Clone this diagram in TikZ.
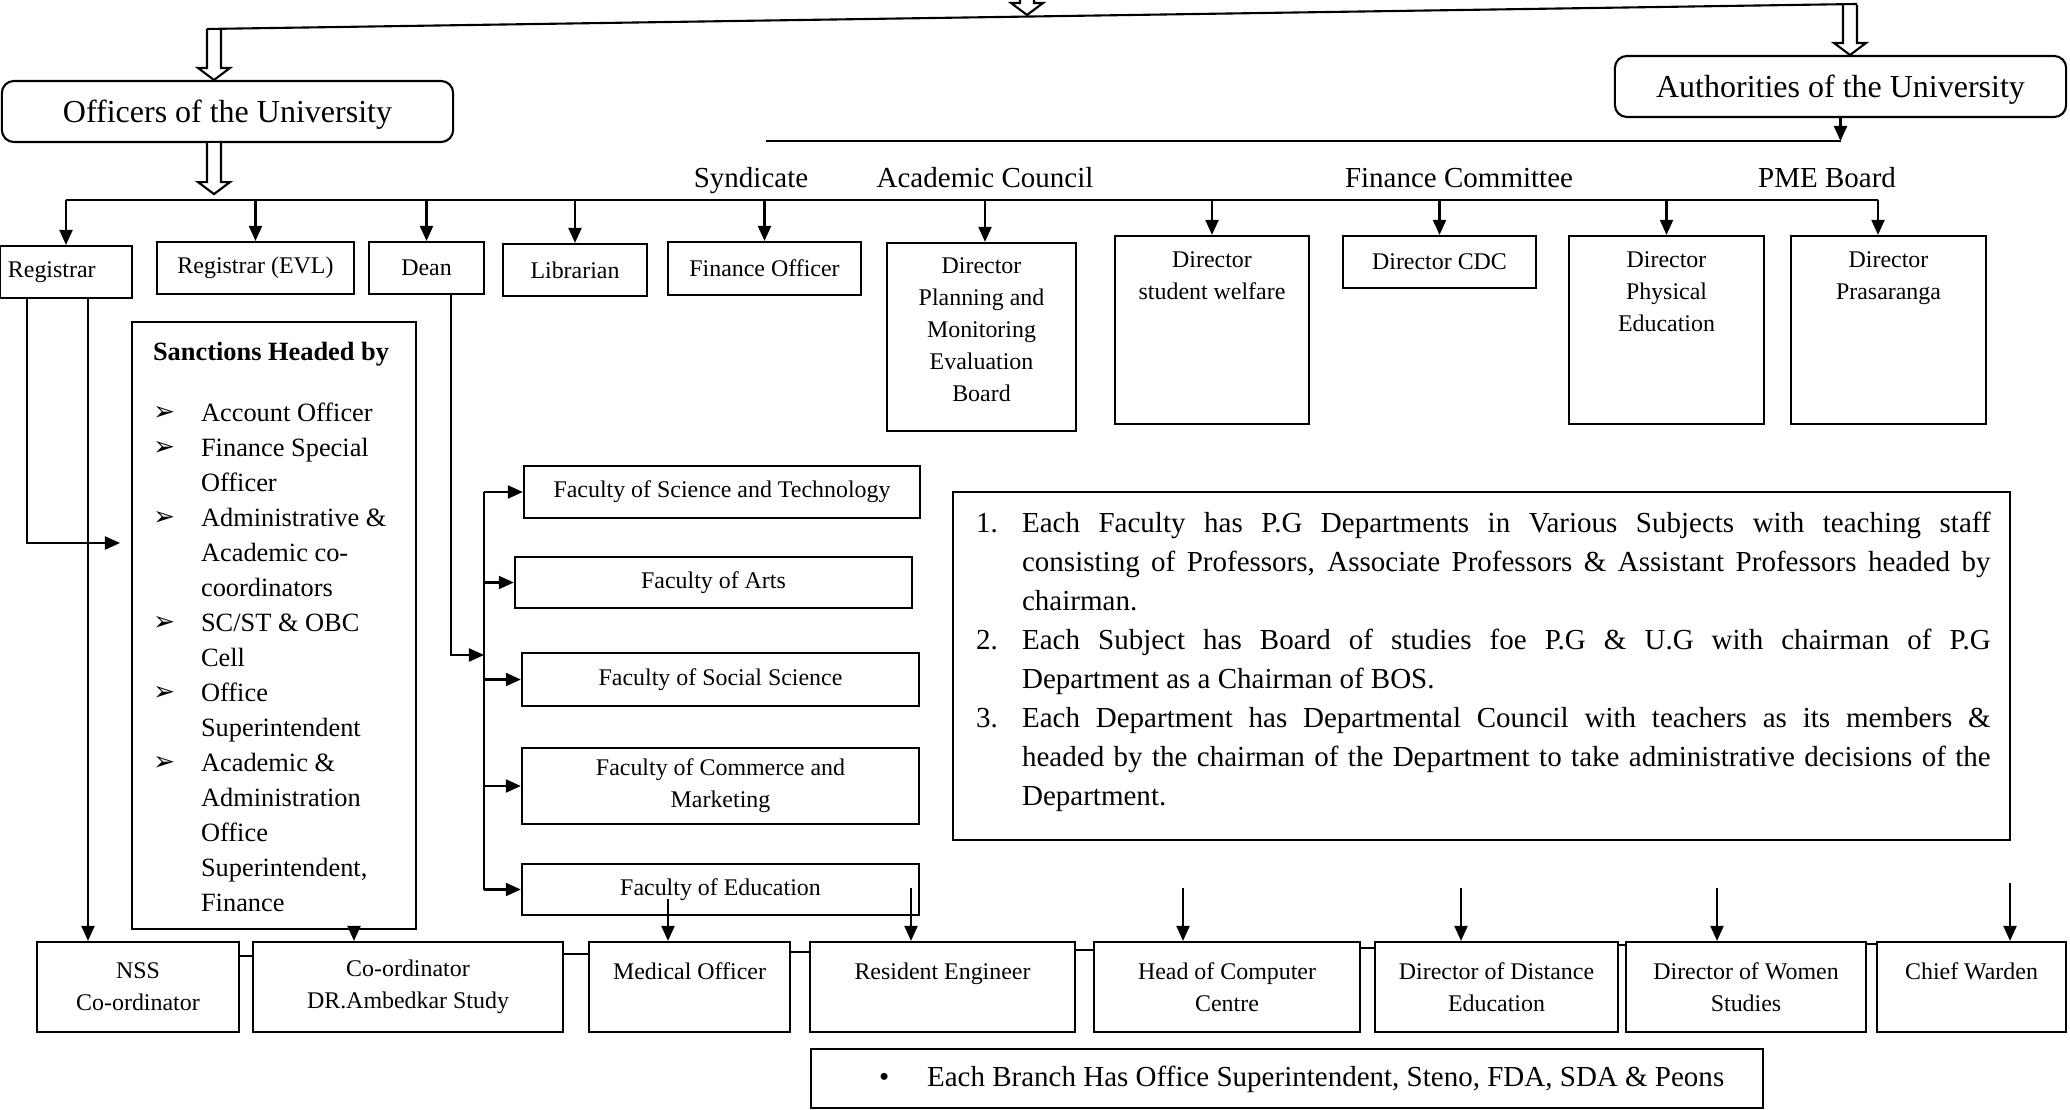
\documentclass[tikz,border=0pt]{standalone}
\usepackage{fontspec}
\setmainfont{Liberation Serif}
\newfontfamily\dingfont{DejaVu Sans}
\usetikzlibrary{positioning,arrows.meta}
\newcommand{\headsz}{\fontsize{9.1}{11}\selectfont}
\newcommand{\labsz}{\fontsize{8.25}{11.1}\selectfont}
\newcommand{\boxsz}{\fontsize{6.8}{9.1}\selectfont}
\newcommand{\listsz}{\fontsize{7.5}{9.96}\selectfont}
\newcommand{\sbul}{\makebox[0.48cm][l]{\raisebox{0.1ex}{\dingfont\fontsize{7.5}{8}\selectfont ➢}}}
\newcommand{\sind}{\hspace*{0.48cm}}
\tikzset{pics/hollowdown/.style={code={
  \draw[fill=white] (-7,0) -- (-7,#1-12) -- (-16,#1-12) -- (0,#1) -- (16,#1-12) -- (7,#1-12) -- (7,0);}}}
\begin{document}
\begin{tikzpicture}[x=0.01cm, y=-0.01cm, >={Triangle[length=1.5mm,width=1.3mm]}, line width=0.6pt,
    orgbox/.style={draw, inner sep=0, font=\boxsz, align=center},
    headbox/.style={draw, rounded corners=0.12cm, inner sep=0, font=\headsz, text height=0.7em, text depth=0.1em,
        minimum width=4.51cm, minimum height=0.61cm},
    bodylabel/.style={inner sep=1pt, font=\labsz, text height=0.7em, text depth=0.22em},
    innertext/.style={inner sep=0, font=\boxsz, align=center}]
    \useasboundingbox (0,0) rectangle (2070,1110);

    % heads
    \node [headbox] (officers) at (227.5,111.5) {Officers of the University};
    \node [headbox] (authorities) at (1840.5,86.5) {Authorities of the University};
    \pic at (1027,0) {hollowdown=15};
    \pic at (214,29) {hollowdown=51};
    \pic at (1850,5) {hollowdown=50};
    \pic at (officers.south -| 214,0) {hollowdown=51};
    \coordinate (topL) at (207,29);
    \coordinate (topR) at (1857,4);
    \draw (topL) -- (topR);

    % bodies
    \node [bodylabel] (syndicate) at (751,179) {Syndicate};
    \node [bodylabel] (acad) at (985,179) {Academic Council};
    \node [bodylabel] (fincom) at (1459,179) {Finance Committee};
    \node [bodylabel] (pme) at (1827,179) {PME Board};
    \coordinate (synL) at (766,141);
    \draw [->] (authorities.south) -- (authorities.south |- synL);
    \draw (synL) -- (synL -| authorities.south);

    % top row
    \node [orgbox, minimum width=1.32cm, minimum height=0.52cm] (registrar) at (66,272) {\makebox[1.16cm][l]{Registrar}};
    \node [orgbox, minimum width=1.97cm, minimum height=0.52cm] (regevl) at (255.5,268) {Registrar (EVL)};
    \node [orgbox, minimum width=1.15cm, minimum height=0.52cm] (dean) at (426.5,268) {Dean};
    \node [orgbox, minimum width=1.44cm, minimum height=0.52cm] (librarian) at (575,270) {Librarian};
    \node [orgbox, minimum width=1.93cm, minimum height=0.53cm] (finofficer) at (764.5,268.5) {Finance Officer};
    \node [orgbox, minimum width=1.89cm, minimum height=1.88cm] (dpm) at (981.5,337) {};
    \node [orgbox, minimum width=1.94cm, minimum height=1.88cm] (dsw) at (1212,330) {};
    \node [orgbox, minimum width=1.93cm, minimum height=0.52cm] (dcdc) at (1439.5,262) {Director CDC};
    \node [orgbox, minimum width=1.95cm, minimum height=1.88cm] (dpe) at (1666.5,330) {};
    \node [orgbox, minimum width=1.95cm, minimum height=1.88cm] (dpr) at (1888.5,330) {};
    \node [innertext, below=0.15cm of dpm.north] (dpmtext) {Director\\Planning and\\Monitoring\\Evaluation\\Board};
    \node [innertext, below=0.16cm of dsw.north] (dswtext) {Director\\student welfare};
    \node [innertext, below=0.16cm of dpe.north] (dpetext) {Director\\Physical\\Education};
    \node [innertext, below=0.16cm of dpr.north] (dprtext) {Director\\Prasaranga};

    \coordinate (busL) at (66,200);
    \coordinate (busR) at (1878,200);
    \draw (busL) -- (busR);
    \draw [->] (busL) -- (registrar.north);
    \foreach \n in {regevl, dean, librarian, finofficer, dsw, dpe}
        \draw [->] (\n.north |- busL) -- (\n.north);
    \draw [->] (acad.south) -- (acad.south |- dpm.north);
    \draw [->] (dcdc.north |- fincom.south) -- (dcdc.north);
    \draw [->] (busR |- pme.south) -- (busR |- dpr.north);

    % sanctions
    \node [orgbox, minimum width=2.84cm, minimum height=6.07cm] (sanctions) at (274,625.5) {};
    \node [anchor=north west, inner sep=0, align=left, font=\listsz] (sanlist) at (152,341)
        {\textbf{Sanctions Headed by}\\[0.26cm]
         \sbul Account Officer\\ \sbul Finance Special\\ \sind Officer\\
         \sbul Administrative \&\\ \sind Academic co-\\ \sind coordinators\\
         \sbul SC/ST \& OBC\\ \sind Cell\\ \sbul Office\\ \sind Superintendent\\
         \sbul Academic \&\\ \sind Administration\\ \sind Office\\ \sind Superintendent,\\ \sind Finance};

    % faculties
    \node [orgbox, minimum width=3.96cm, minimum height=0.52cm] (fsci) at (722,492) {Faculty of Science and Technology};
    \node [orgbox, minimum width=3.97cm, minimum height=0.51cm] (farts) at (713.5,582.5) {Faculty of Arts};
    \node [orgbox, minimum width=3.97cm, minimum height=0.53cm] (fsoc) at (720.5,679.5) {Faculty of Social Science};
    \node [orgbox, minimum width=3.97cm, minimum height=0.76cm] (fcom) at (720.5,786) {Faculty of Commerce and\\Marketing};
    \node [orgbox, minimum width=3.97cm, minimum height=0.51cm] (fedu) at (720.5,889.5) {Faculty of Education};
    \coordinate (d1) at (451,294);
    \coordinate (fbus) at (484,655);
    \draw [->] (d1) |- (fbus);
    \draw (fsci.west -| fbus) -- (fedu.west -| fbus);
    \foreach \f in {fsci, farts, fsoc, fcom, fedu}
        \draw [->] (\f.west -| fbus) -- (\f.west);

    % notes
    \node [orgbox, minimum width=10.57cm, minimum height=3.48cm] (notes) at (1481.5,666) {};
    \node [anchor=north west, inner sep=0] (notetext) at (975,511) {\begin{minipage}[t]{10.14cm}
        \labsz\setlength{\parindent}{0pt}\setlength{\leftskip}{0.46cm}%
        \hspace*{-0.46cm}\makebox[0.46cm][l]{1.}Each Faculty has P.G Departments in Various Subjects with teaching staff\linebreak
        consisting of Professors, Associate Professors \& Assistant Professors headed by\linebreak chairman.\par
        \hspace*{-0.46cm}\makebox[0.46cm][l]{2.}Each Subject has Board of studies foe P.G \& U.G with chairman of P.G\linebreak
        Department as a Chairman of BOS.\par
        \hspace*{-0.46cm}\makebox[0.46cm][l]{3.}Each Department has Departmental Council with teachers as its members \&\linebreak
        headed by the chairman of the Department to take administrative decisions of the\linebreak Department.\par
        \end{minipage}};

    % bottom row
    \node [orgbox, minimum width=2.02cm, minimum height=0.9cm] (nss) at (138,987) {NSS\\Co-ordinator};
    \node [orgbox, minimum width=3.10cm, minimum height=0.9cm] (coamb) at (408,987) {Co-ordinator\\DR.Ambedkar Study};
    \node [orgbox, minimum width=2.01cm, minimum height=0.9cm] (medical) at (689.5,987) {Medical Officer\\\mbox{}};
    \node [orgbox, minimum width=2.65cm, minimum height=0.9cm] (resident) at (942.5,987) {Resident Engineer\\\mbox{}};
    \node [orgbox, minimum width=2.66cm, minimum height=0.9cm] (hcc) at (1227,987) {Head of Computer\\Centre};
    \node [orgbox, minimum width=2.43cm, minimum height=0.9cm] (dde) at (1496.5,987) {Director of Distance\\Education};
    \node [orgbox, minimum width=2.40cm, minimum height=0.9cm] (dws) at (1746,987) {Director of Women\\Studies};
    \node [orgbox, minimum width=1.89cm, minimum height=0.9cm] (warden) at (1971.5,987) {Chief Warden\\\mbox{}};
    \foreach \a/\b/\y in {nss/coamb/956, coamb/medical/954, medical/resident/952, resident/hcc/950,
                          hcc/dde/948, dde/dws/945, dws/warden/944}
        \draw (\a.east |- 0,\y) -- (\b.west |- 0,\y);

    \coordinate (r1) at (27,298);
    \coordinate (r2) at (88,298);
    \coordinate (sanIn) at (120,543);
    \draw [->] (r1) |- (sanIn);
    \draw [->] (r2) -- (r2 |- nss.north);
    \coordinate (s1) at (354,929);
    \draw [->] (s1) -- (s1 |- coamb.north);
    \foreach \x/\y/\n in {668/899/medical, 911/888/resident, 1183/888/hcc, 1461/888/dde, 1717/888/dws, 2010/883/warden} {
        \coordinate (in\n) at (\x,\y);
        \draw [->] (in\n) -- (in\n |- \n.north);
    }

    % branch note
    \node [orgbox, minimum width=9.52cm, minimum height=0.59cm] (branch) at (1287,1078.5) {};
    \node [anchor=west, inner sep=0, font=\labsz] (branchtext) at (878,1079)
        {\makebox[0.48cm][l]{•}Each Branch Has Office Superintendent, Steno, FDA, SDA \& Peons};
\end{tikzpicture}
\end{document}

:::

**Given problem:** Reproduce the material above from its first line through the line containing "(synL -| authorities.south);", both ends included, and skip every picture.

**Response to this exercise:**
Clone this diagram in TikZ.
\documentclass[tikz,border=0pt]{standalone}
\usepackage{fontspec}
\setmainfont{Liberation Serif}
\newfontfamily\dingfont{DejaVu Sans}
\usetikzlibrary{positioning,arrows.meta}
\newcommand{\headsz}{\fontsize{9.1}{11}\selectfont}
\newcommand{\labsz}{\fontsize{8.25}{11.1}\selectfont}
\newcommand{\boxsz}{\fontsize{6.8}{9.1}\selectfont}
\newcommand{\listsz}{\fontsize{7.5}{9.96}\selectfont}
\newcommand{\sbul}{\makebox[0.48cm][l]{\raisebox{0.1ex}{\dingfont\fontsize{7.5}{8}\selectfont ➢}}}
\newcommand{\sind}{\hspace*{0.48cm}}
\tikzset{pics/hollowdown/.style={code={
  \draw[fill=white] (-7,0) -- (-7,#1-12) -- (-16,#1-12) -- (0,#1) -- (16,#1-12) -- (7,#1-12) -- (7,0);}}}
\begin{document}
\begin{tikzpicture}[x=0.01cm, y=-0.01cm, >={Triangle[length=1.5mm,width=1.3mm]}, line width=0.6pt,
    orgbox/.style={draw, inner sep=0, font=\boxsz, align=center},
    headbox/.style={draw, rounded corners=0.12cm, inner sep=0, font=\headsz, text height=0.7em, text depth=0.1em,
        minimum width=4.51cm, minimum height=0.61cm},
    bodylabel/.style={inner sep=1pt, font=\labsz, text height=0.7em, text depth=0.22em},
    innertext/.style={inner sep=0, font=\boxsz, align=center}]
    \useasboundingbox (0,0) rectangle (2070,1110);

    % heads
    \node [headbox] (officers) at (227.5,111.5) {Officers of the University};
    \node [headbox] (authorities) at (1840.5,86.5) {Authorities of the University};
    \pic at (1027,0) {hollowdown=15};
    \pic at (214,29) {hollowdown=51};
    \pic at (1850,5) {hollowdown=50};
    \pic at (officers.south -| 214,0) {hollowdown=51};
    \coordinate (topL) at (207,29);
    \coordinate (topR) at (1857,4);
    \draw (topL) -- (topR);

    % bodies
    \node [bodylabel] (syndicate) at (751,179) {Syndicate};
    \node [bodylabel] (acad) at (985,179) {Academic Council};
    \node [bodylabel] (fincom) at (1459,179) {Finance Committee};
    \node [bodylabel] (pme) at (1827,179) {PME Board};
    \coordinate (synL) at (766,141);
    \draw [->] (authorities.south) -- (authorities.south |- synL);
    \draw (synL) -- (synL -| authorities.south);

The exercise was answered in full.